::: Data records

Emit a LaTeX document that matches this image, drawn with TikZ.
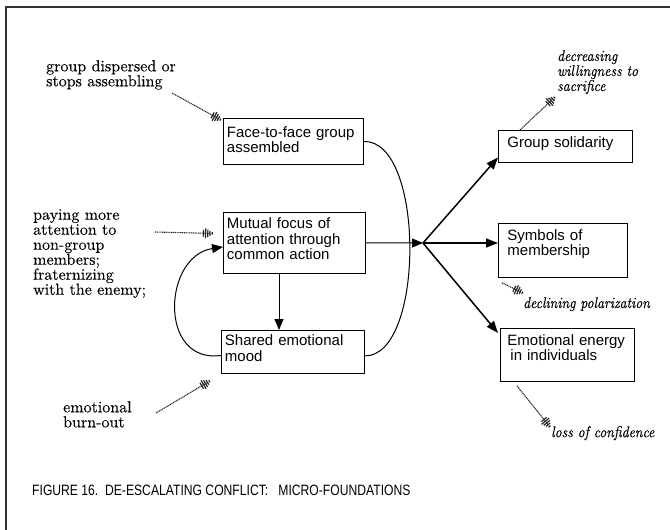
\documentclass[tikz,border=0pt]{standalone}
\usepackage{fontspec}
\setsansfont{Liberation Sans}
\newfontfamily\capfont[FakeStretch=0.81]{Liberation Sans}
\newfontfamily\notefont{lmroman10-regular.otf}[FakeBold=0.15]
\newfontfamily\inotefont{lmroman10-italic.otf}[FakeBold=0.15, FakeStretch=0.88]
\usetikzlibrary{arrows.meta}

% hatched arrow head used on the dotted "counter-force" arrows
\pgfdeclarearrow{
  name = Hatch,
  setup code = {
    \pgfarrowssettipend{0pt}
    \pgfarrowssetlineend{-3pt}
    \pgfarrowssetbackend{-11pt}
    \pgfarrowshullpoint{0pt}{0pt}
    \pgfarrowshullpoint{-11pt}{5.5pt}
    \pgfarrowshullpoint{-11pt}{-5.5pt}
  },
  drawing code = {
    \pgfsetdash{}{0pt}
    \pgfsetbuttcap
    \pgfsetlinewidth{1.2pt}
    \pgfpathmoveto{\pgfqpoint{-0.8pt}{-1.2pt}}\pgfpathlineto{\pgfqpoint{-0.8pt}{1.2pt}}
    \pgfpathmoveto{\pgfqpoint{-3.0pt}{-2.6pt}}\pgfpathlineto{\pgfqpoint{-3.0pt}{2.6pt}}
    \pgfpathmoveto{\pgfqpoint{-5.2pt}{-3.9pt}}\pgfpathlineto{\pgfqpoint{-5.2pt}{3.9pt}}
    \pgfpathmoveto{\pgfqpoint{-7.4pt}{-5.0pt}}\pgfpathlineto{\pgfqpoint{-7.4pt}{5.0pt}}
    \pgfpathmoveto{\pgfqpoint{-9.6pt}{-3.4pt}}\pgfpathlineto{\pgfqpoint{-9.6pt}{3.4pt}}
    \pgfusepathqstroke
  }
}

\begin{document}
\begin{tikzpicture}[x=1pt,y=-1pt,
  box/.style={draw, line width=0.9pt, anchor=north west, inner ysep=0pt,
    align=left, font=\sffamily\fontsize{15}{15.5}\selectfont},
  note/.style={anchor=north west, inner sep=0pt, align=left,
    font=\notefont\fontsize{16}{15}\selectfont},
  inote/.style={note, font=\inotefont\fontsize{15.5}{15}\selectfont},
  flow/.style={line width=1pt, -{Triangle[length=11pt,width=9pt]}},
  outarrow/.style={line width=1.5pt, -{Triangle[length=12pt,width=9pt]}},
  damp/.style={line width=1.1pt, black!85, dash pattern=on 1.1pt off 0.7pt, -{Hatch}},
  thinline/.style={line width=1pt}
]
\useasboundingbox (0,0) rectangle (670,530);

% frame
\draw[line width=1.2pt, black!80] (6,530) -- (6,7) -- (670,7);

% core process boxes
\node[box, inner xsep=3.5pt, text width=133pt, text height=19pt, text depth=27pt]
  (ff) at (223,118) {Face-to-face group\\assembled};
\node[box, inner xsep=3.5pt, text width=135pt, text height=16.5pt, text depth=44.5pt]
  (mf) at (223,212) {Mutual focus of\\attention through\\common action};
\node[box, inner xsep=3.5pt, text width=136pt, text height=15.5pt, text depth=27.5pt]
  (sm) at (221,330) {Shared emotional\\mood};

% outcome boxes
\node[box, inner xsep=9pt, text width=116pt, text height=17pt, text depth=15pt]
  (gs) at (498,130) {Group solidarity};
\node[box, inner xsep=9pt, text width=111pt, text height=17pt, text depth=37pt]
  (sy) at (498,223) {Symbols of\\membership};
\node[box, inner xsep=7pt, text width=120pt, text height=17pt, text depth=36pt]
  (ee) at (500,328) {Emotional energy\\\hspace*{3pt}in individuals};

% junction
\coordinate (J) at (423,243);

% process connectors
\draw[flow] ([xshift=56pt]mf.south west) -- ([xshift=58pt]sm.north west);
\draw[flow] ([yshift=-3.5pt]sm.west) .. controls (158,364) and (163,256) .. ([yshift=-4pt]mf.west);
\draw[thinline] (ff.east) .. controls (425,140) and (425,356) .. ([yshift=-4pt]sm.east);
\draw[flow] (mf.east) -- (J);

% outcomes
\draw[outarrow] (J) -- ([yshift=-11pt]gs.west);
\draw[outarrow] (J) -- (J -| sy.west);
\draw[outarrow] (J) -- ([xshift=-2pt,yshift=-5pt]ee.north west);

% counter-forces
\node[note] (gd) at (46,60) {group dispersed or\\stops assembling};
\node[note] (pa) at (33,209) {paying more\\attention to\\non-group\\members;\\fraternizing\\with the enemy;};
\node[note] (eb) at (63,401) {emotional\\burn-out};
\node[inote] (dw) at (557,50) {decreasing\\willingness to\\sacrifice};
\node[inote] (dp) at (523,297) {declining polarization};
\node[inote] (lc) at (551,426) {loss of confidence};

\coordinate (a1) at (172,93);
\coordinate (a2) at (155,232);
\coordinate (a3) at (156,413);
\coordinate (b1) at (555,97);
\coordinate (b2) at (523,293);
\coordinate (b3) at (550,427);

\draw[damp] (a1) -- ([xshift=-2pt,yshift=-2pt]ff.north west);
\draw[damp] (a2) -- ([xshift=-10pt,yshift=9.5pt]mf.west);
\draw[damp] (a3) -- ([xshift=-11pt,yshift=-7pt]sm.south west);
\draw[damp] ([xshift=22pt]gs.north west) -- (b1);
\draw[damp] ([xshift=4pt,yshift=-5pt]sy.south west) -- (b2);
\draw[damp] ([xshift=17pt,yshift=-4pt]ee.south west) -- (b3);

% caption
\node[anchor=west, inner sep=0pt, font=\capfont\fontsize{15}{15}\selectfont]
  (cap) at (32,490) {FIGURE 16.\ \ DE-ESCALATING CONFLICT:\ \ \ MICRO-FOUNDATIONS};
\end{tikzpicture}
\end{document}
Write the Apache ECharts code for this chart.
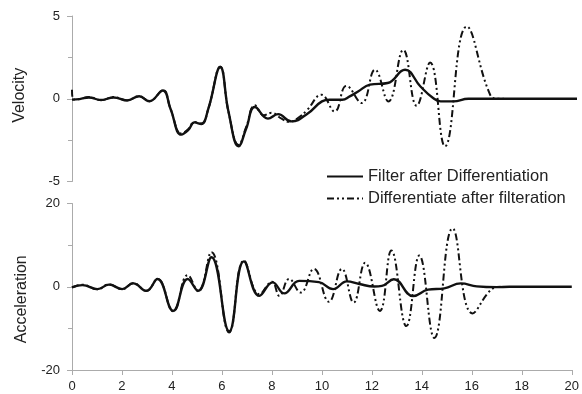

::::::

Task to carry out:
Would you set down the listing exactly, omitting pictures?

Task result:
Emit a LaTeX document that matches this image, drawn with TikZ.
\documentclass[tikz,border=0pt]{standalone}
\usepackage{fontspec}
\setsansfont{Liberation Sans}
\newfontfamily\capfont[FakeStretch=0.81]{Liberation Sans}
\newfontfamily\notefont{lmroman10-regular.otf}[FakeBold=0.15]
\newfontfamily\inotefont{lmroman10-italic.otf}[FakeBold=0.15, FakeStretch=0.88]
\usetikzlibrary{arrows.meta}

% hatched arrow head used on the dotted "counter-force" arrows
\pgfdeclarearrow{
  name = Hatch,
  setup code = {
    \pgfarrowssettipend{0pt}
    \pgfarrowssetlineend{-3pt}
    \pgfarrowssetbackend{-11pt}
    \pgfarrowshullpoint{0pt}{0pt}
    \pgfarrowshullpoint{-11pt}{5.5pt}
    \pgfarrowshullpoint{-11pt}{-5.5pt}
  },
  drawing code = {
    \pgfsetdash{}{0pt}
    \pgfsetbuttcap
    \pgfsetlinewidth{1.2pt}
    \pgfpathmoveto{\pgfqpoint{-0.8pt}{-1.2pt}}\pgfpathlineto{\pgfqpoint{-0.8pt}{1.2pt}}
    \pgfpathmoveto{\pgfqpoint{-3.0pt}{-2.6pt}}\pgfpathlineto{\pgfqpoint{-3.0pt}{2.6pt}}
    \pgfpathmoveto{\pgfqpoint{-5.2pt}{-3.9pt}}\pgfpathlineto{\pgfqpoint{-5.2pt}{3.9pt}}
    \pgfpathmoveto{\pgfqpoint{-7.4pt}{-5.0pt}}\pgfpathlineto{\pgfqpoint{-7.4pt}{5.0pt}}
    \pgfpathmoveto{\pgfqpoint{-9.6pt}{-3.4pt}}\pgfpathlineto{\pgfqpoint{-9.6pt}{3.4pt}}
    \pgfusepathqstroke
  }
}

\begin{document}
\begin{tikzpicture}[x=1pt,y=-1pt,
  box/.style={draw, line width=0.9pt, anchor=north west, inner ysep=0pt,
    align=left, font=\sffamily\fontsize{15}{15.5}\selectfont},
  note/.style={anchor=north west, inner sep=0pt, align=left,
    font=\notefont\fontsize{16}{15}\selectfont},
  inote/.style={note, font=\inotefont\fontsize{15.5}{15}\selectfont},
  flow/.style={line width=1pt, -{Triangle[length=11pt,width=9pt]}},
  outarrow/.style={line width=1.5pt, -{Triangle[length=12pt,width=9pt]}},
  damp/.style={line width=1.1pt, black!85, dash pattern=on 1.1pt off 0.7pt, -{Hatch}},
  thinline/.style={line width=1pt}
]
\useasboundingbox (0,0) rectangle (670,530);

% frame
\draw[line width=1.2pt, black!80] (6,530) -- (6,7) -- (670,7);

% core process boxes
\node[box, inner xsep=3.5pt, text width=133pt, text height=19pt, text depth=27pt]
  (ff) at (223,118) {Face-to-face group\\assembled};
\node[box, inner xsep=3.5pt, text width=135pt, text height=16.5pt, text depth=44.5pt]
  (mf) at (223,212) {Mutual focus of\\attention through\\common action};
\node[box, inner xsep=3.5pt, text width=136pt, text height=15.5pt, text depth=27.5pt]
  (sm) at (221,330) {Shared emotional\\mood};

% outcome boxes
\node[box, inner xsep=9pt, text width=116pt, text height=17pt, text depth=15pt]
  (gs) at (498,130) {Group solidarity};
\node[box, inner xsep=9pt, text width=111pt, text height=17pt, text depth=37pt]
  (sy) at (498,223) {Symbols of\\membership};
\node[box, inner xsep=7pt, text width=120pt, text height=17pt, text depth=36pt]
  (ee) at (500,328) {Emotional energy\\\hspace*{3pt}in individuals};

% junction
\coordinate (J) at (423,243);

% process connectors
\draw[flow] ([xshift=56pt]mf.south west) -- ([xshift=58pt]sm.north west);
\draw[flow] ([yshift=-3.5pt]sm.west) .. controls (158,364) and (163,256) .. ([yshift=-4pt]mf.west);
\draw[thinline] (ff.east) .. controls (425,140) and (425,356) .. ([yshift=-4pt]sm.east);
\draw[flow] (mf.east) -- (J);

% outcomes
\draw[outarrow] (J) -- ([yshift=-11pt]gs.west);
\draw[outarrow] (J) -- (J -| sy.west);
\draw[outarrow] (J) -- ([xshift=-2pt,yshift=-5pt]ee.north west);

% counter-forces
\node[note] (gd) at (46,60) {group dispersed or\\stops assembling};
\node[note] (pa) at (33,209) {paying more\\attention to\\non-group\\members;\\fraternizing\\with the enemy;};
\node[note] (eb) at (63,401) {emotional\\burn-out};
\node[inote] (dw) at (557,50) {decreasing\\willingness to\\sacrifice};
\node[inote] (dp) at (523,297) {declining polarization};
\node[inote] (lc) at (551,426) {loss of confidence};

\coordinate (a1) at (172,93);
\coordinate (a2) at (155,232);
\coordinate (a3) at (156,413);
\coordinate (b1) at (555,97);
\coordinate (b2) at (523,293);
\coordinate (b3) at (550,427);

\draw[damp] (a1) -- ([xshift=-2pt,yshift=-2pt]ff.north west);
\draw[damp] (a2) -- ([xshift=-10pt,yshift=9.5pt]mf.west);
\draw[damp] (a3) -- ([xshift=-11pt,yshift=-7pt]sm.south west);
\draw[damp] ([xshift=22pt]gs.north west) -- (b1);
\draw[damp] ([xshift=4pt,yshift=-5pt]sy.south west) -- (b2);
\draw[damp] ([xshift=17pt,yshift=-4pt]ee.south west) -- (b3);

% caption
\node[anchor=west, inner sep=0pt, font=\capfont\fontsize{15}{15}\selectfont]
  (cap) at (32,490) {FIGURE 16.\ \ DE-ESCALATING CONFLICT:\ \ \ MICRO-FOUNDATIONS};
\end{tikzpicture}
\end{document}
Write the Apache ECharts code for this chart.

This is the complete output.